Not sure if Tesla has it or not, but there is a difference between object permenance and tracking objects across frames.
Clearly every tracking has to be able to re-localise among frames, otherwise it is not tracking. If you want to make a robust tracking you aim that it won't loose track even if the object is lost or obscured for a few second. These are all tuning parameters and questions of scenario. If you have a strong track of a vehicle with lots of evidence and you have strong priors about the road layout then the vehicle can disappear behind a bus for hours and you will still maintain the information that it is there. If you have a fleeting noisy observation about one pedestrian, and you don't really have a strong motion model about them (Because oh horror, pedestrians sometimes enter unmapped buildings and don't follow strict lanes!) then you might delete their track within seconds after they disappear.

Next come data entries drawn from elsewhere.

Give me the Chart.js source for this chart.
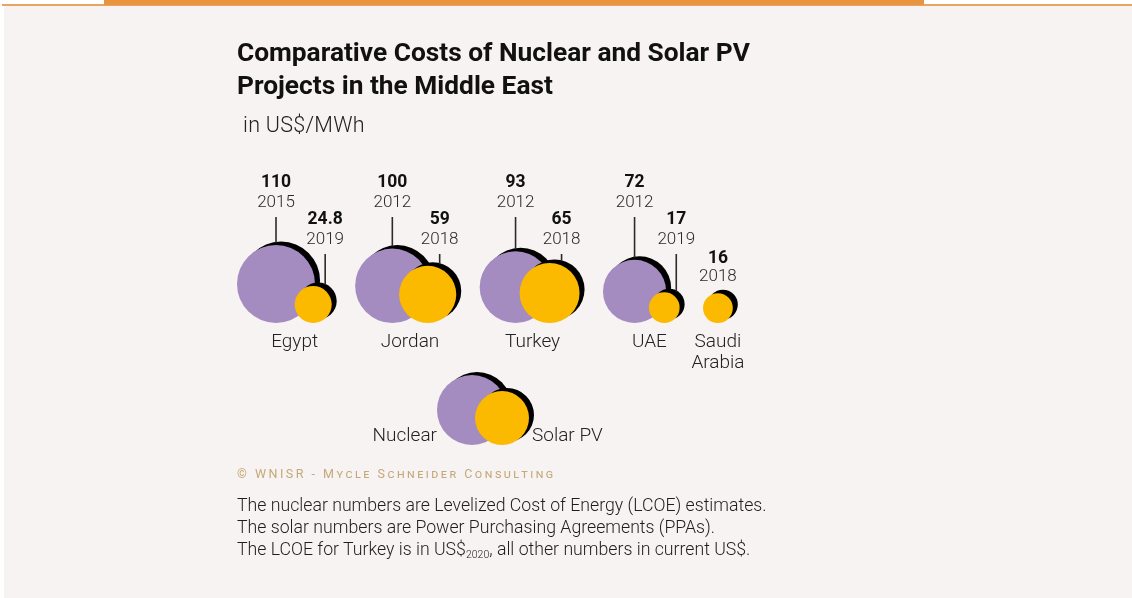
<!DOCTYPE html>
<html><head><meta charset="utf-8">
<script src="https://cdn.jsdelivr.net/npm/chart.js@4.4.1/dist/chart.umd.min.js"></script>
<style>
html,body{margin:0;padding:0;width:1132px;height:598px;overflow:hidden;background:#fff;font-family:Roboto,"Noto Sans",sans-serif;}
#panel{position:absolute;left:4px;top:5px;width:1128px;height:593px;background:#f7f3f2;}
#rule{position:absolute;left:2px;top:4px;width:1130px;height:2px;background:#eba45f;}
#bar{position:absolute;left:104px;top:0;width:820px;height:5px;background:#e9953f;}
#wrap{position:absolute;left:0;top:0;width:1132px;height:598px;}
.t{position:absolute;white-space:nowrap;}
#title{left:237px;top:36px;font-weight:700;font-size:26.3px;line-height:33px;color:#111;}
#sub{left:243px;top:113px;font-weight:300;font-size:21.5px;line-height:24px;letter-spacing:0.3px;color:#222;}
#credit{left:237px;top:466px;font-size:12.5px;font-variant:small-caps;letter-spacing:2.5px;color:#c4a977;}
#notes{left:237px;top:494px;font-weight:300;font-size:17.7px;line-height:22px;color:#1e1e1e;}
#notes sub{font-size:10.5px;vertical-align:-3px;line-height:0;}
.lg{position:absolute;border-radius:50%;box-shadow:5px -3px 0 #000;}
#lgN{left:437px;top:375px;width:70px;height:70px;background:#a48bc0;}
#lgS{left:475px;top:391px;width:54px;height:54px;background:#fbb900;}
#lgNt{right:695px;top:423px;font-weight:300;font-size:19px;line-height:24px;color:#222;}
#lgSt{left:532px;top:423px;font-weight:300;font-size:19px;line-height:24px;color:#222;}
</style></head>
<body>
<div id="panel"></div>
<div id="rule"></div>
<div id="bar"></div>
<div id="wrap"><canvas id="c"></canvas></div>
<div class="t" id="title">Comparative Costs of Nuclear and Solar PV<br>Projects in the Middle East</div>
<div class="t" id="sub">in US$/MWh</div>
<div class="lg" id="lgN"></div>
<div class="lg" id="lgS"></div>
<div class="t" id="lgNt">Nuclear</div>
<div class="t" id="lgSt">Solar PV</div>
<div class="t" id="credit">© WNISR - Mycle Schneider Consulting</div>
<div class="t" id="notes">The nuclear numbers are Levelized Cost of Energy (LCOE) estimates.<br>The solar numbers are Power Purchasing Agreements (PPAs).<br>The LCOE for Turkey is in US$<sub>2020</sub>, all other numbers in current US$.</div>
<script>
// ---- data (US$/MWh) ----
const categories  = ['Egypt', 'Jordan', 'Turkey', 'UAE', ['Saudi', 'Arabia']];
const nuclearCost = [110, 100, 93, 72, null];
const nuclearYear = ['2015', '2012', '2012', '2012', null];
const solarCost   = [24.8, 59, 65, 17, 16];
const solarYear   = ['2019', '2018', '2018', '2019', '2018'];
const seriesNames = ['Nuclear', 'Solar PV'];

// ---- layout / style ----
const PX_PER_UNIT = 3.72;   // px per sqrt(US$/MWh): bubble area proportional to cost
const LEFT_PX = 237;        // left edge of the first bubble group
const GROUP_GAP = 6.3;      // gap between groups (sqrt units)
const NUDGE = 0.5;          // solar centre = nuclear centre + rN - NUDGE
const PAD = 45;             // room for bubble overflow at the chart-area edges
const AXIS_H = 60, BOTTOM_PAD = 215, CANVAS_W = 1132, CANVAS_H = 598;
const SHADOW_X = 5, SHADOW_Y = -3.5;
const PURPLE = '#a48bc0', YELLOW = '#fbb900';

// pack the groups left to right from the bubble sizes
const groups = [];
let cursor = 0;
categories.forEach((c, i) => {
  const rn = nuclearCost[i] != null ? Math.sqrt(nuclearCost[i]) : null;
  const rs = Math.sqrt(solarCost[i]);
  let nx = null, sx;
  if (rn != null) { nx = cursor + rn; sx = nx + rn - NUDGE; }
  else { sx = cursor + rs; }
  groups.push({ nx, sx, mid: nx != null ? (nx + sx) / 2 : sx });
  cursor = sx + rs + GROUP_GAP;
});

// bubble centre sits one radius above the baseline, so every bubble rests on y = 0
const bubble = (x, cost, year, paired) => ({
  x, y: Math.sqrt(cost), r: PX_PER_UNIT * Math.sqrt(cost), cost, year, paired
});
const nuclearPoints = [], solarPoints = [];
categories.forEach((c, i) => {
  if (nuclearCost[i] != null) nuclearPoints.push(bubble(groups[i].nx, nuclearCost[i], nuclearYear[i], true));
  solarPoints.push(bubble(groups[i].sx, solarCost[i], solarYear[i], nuclearCost[i] != null));
});

const shadowPlugin = {
  id: 'hardShadow',
  beforeDatasetDraw(chart) {
    const ctx = chart.ctx;
    ctx.save();
    ctx.shadowColor = '#000';
    ctx.shadowBlur = 0;
    ctx.shadowOffsetX = SHADOW_X;
    ctx.shadowOffsetY = SHADOW_Y;
  },
  afterDatasetDraw(chart) { chart.ctx.restore(); }
};

function topAt(cx, cy, r, x) {
  const dx = x - cx;
  if (!(Math.abs(dx) < r)) return Infinity;
  return cy - Math.sqrt(r * r - dx * dx);
}

const labelPlugin = {
  id: 'valueLabels',
  afterDatasetsDraw(chart) {
    const ctx = chart.ctx;
    const bottom = chart.chartArea.bottom;
    ctx.save();
    chart.data.datasets.forEach((ds, di) => {
      const meta = chart.getDatasetMeta(di);
      const isSolar = ds.label === seriesNames[1];
      meta.data.forEach((el, j) => {
        const d = ds.data[j];
        const r = el.options.radius;
        let lx = el.x, vy, yy, drawLine = true;
        if (!d.paired) {
          vy = el.y - r - 35; yy = el.y - r - 16; drawLine = false;
        } else if (isSolar) {
          lx = el.x + 12; vy = bottom - 103; yy = bottom - 83;
        } else {
          vy = bottom - 140; yy = bottom - 120;
        }
        ctx.textAlign = 'center';
        ctx.textBaseline = 'middle';
        ctx.fillStyle = '#111';
        ctx.font = '700 17.5px Roboto, "Noto Sans", sans-serif';
        ctx.fillText(String(d.cost), lx, vy);
        ctx.fillStyle = '#2a2a2a';
        ctx.font = '300 17px Roboto, "Noto Sans", sans-serif';
        ctx.fillText(d.year, lx, yy);
        if (drawLine) {
          const y0 = yy + 14;
          const y1 = Math.min(topAt(el.x, el.y, r, lx), topAt(el.x + SHADOW_X, el.y + SHADOW_Y, r, lx));
          if (isFinite(y1)) {
            ctx.strokeStyle = '#2a2a2a';
            ctx.lineWidth = 1.6;
            ctx.beginPath();
            ctx.moveTo(lx, y0);
            ctx.lineTo(lx, y1 + 1);
            ctx.stroke();
          }
        }
      });
    });
    ctx.restore();
  }
};

const chart = new Chart(document.getElementById('c'), {
  type: 'bubble',
  data: {
    datasets: [
      { label: seriesNames[1], data: solarPoints, backgroundColor: YELLOW, borderWidth: 0, hoverRadius: 0, hoverBorderWidth: 0, order: 1, clip: false },
      { label: seriesNames[0], data: nuclearPoints, backgroundColor: PURPLE, borderWidth: 0, hoverRadius: 0, hoverBorderWidth: 0, order: 2, clip: false }
    ]
  },
  options: {
    responsive: true,
    maintainAspectRatio: false,
    animation: false,
    events: [],
    layout: { padding: { top: PAD, left: PAD, right: PAD, bottom: BOTTOM_PAD } },
    plugins: { legend: { display: false }, tooltip: { enabled: false }, title: { display: false } },
    scales: {
      x: {
        type: 'linear',
        min: -(LEFT_PX - PAD) / PX_PER_UNIT,
        max: (CANVAS_W - PAD - LEFT_PX) / PX_PER_UNIT,
        grid: { display: false, drawTicks: false },
        border: { display: false },
        afterBuildTicks: axis => { axis.ticks = groups.map(g => ({ value: g.mid })); },
        afterFit: s => { s.height = AXIS_H; },
        ticks: {
          autoSkip: false, maxRotation: 0, minRotation: 0, padding: 9,
          color: '#222',
          font: { family: 'Roboto, "Noto Sans", sans-serif', size: 19, weight: '300', lineHeight: 1.1 },
          callback: (v, i) => categories[i]
        }
      },
      y: {
        type: 'linear', display: false, min: 0,
        max: (CANVAS_H - BOTTOM_PAD - AXIS_H - PAD) / PX_PER_UNIT
      }
    }
  },
  plugins: [shadowPlugin, labelPlugin]
});
</script>
</body></html>
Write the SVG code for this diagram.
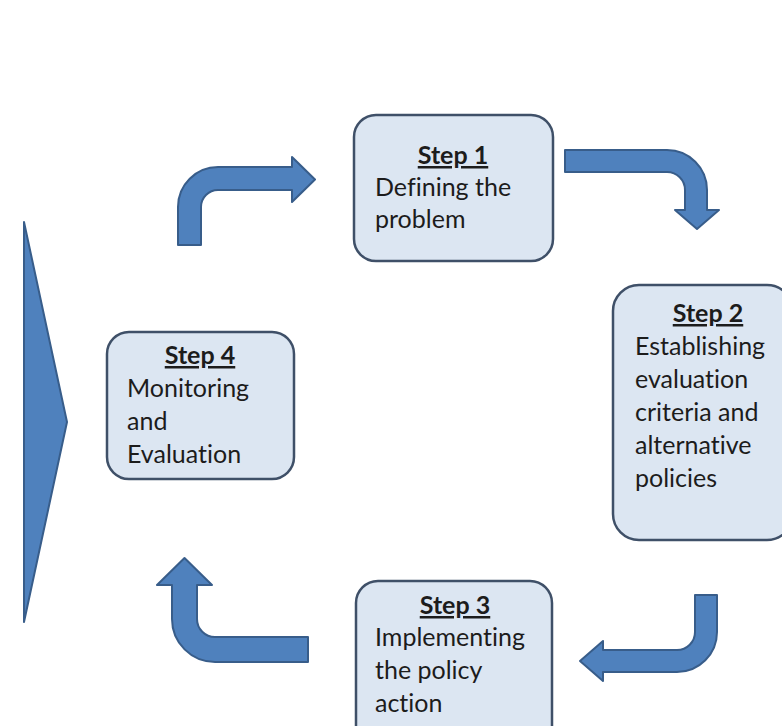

So tracking creates information about objects, and how permanent they are is a tuning parameter. Some companies under some circumstances can choose to make the objects very permanent, some different companies or the same company under different circumstances can have very fleeting objects.
Given this, how much information would you need about the state of every single self driving system to write down a sentence like this confidently: "For a self-driving car, a bicycle that is momentarily hidden by a passing van is a bicycle that has ceased to exist."
I would be cautious writing such a sweeping generalisation even about bakeries and bread making, and that's a technology which has been practiced for thousands of years.
Here is what the author of the article could have done: Pick a specific failure of a specific self driving project and say "sometimes self driving cars struggle with object permanence. " It's not like you have to go far for an example. One of the root causes of the Elaine Herzberg accident was the car's inability to match her track among observations.
There is another similar topic which is dear to my heart. Implants that make the blind see again. I feel article about these, and self-driving car, read similarily stupid.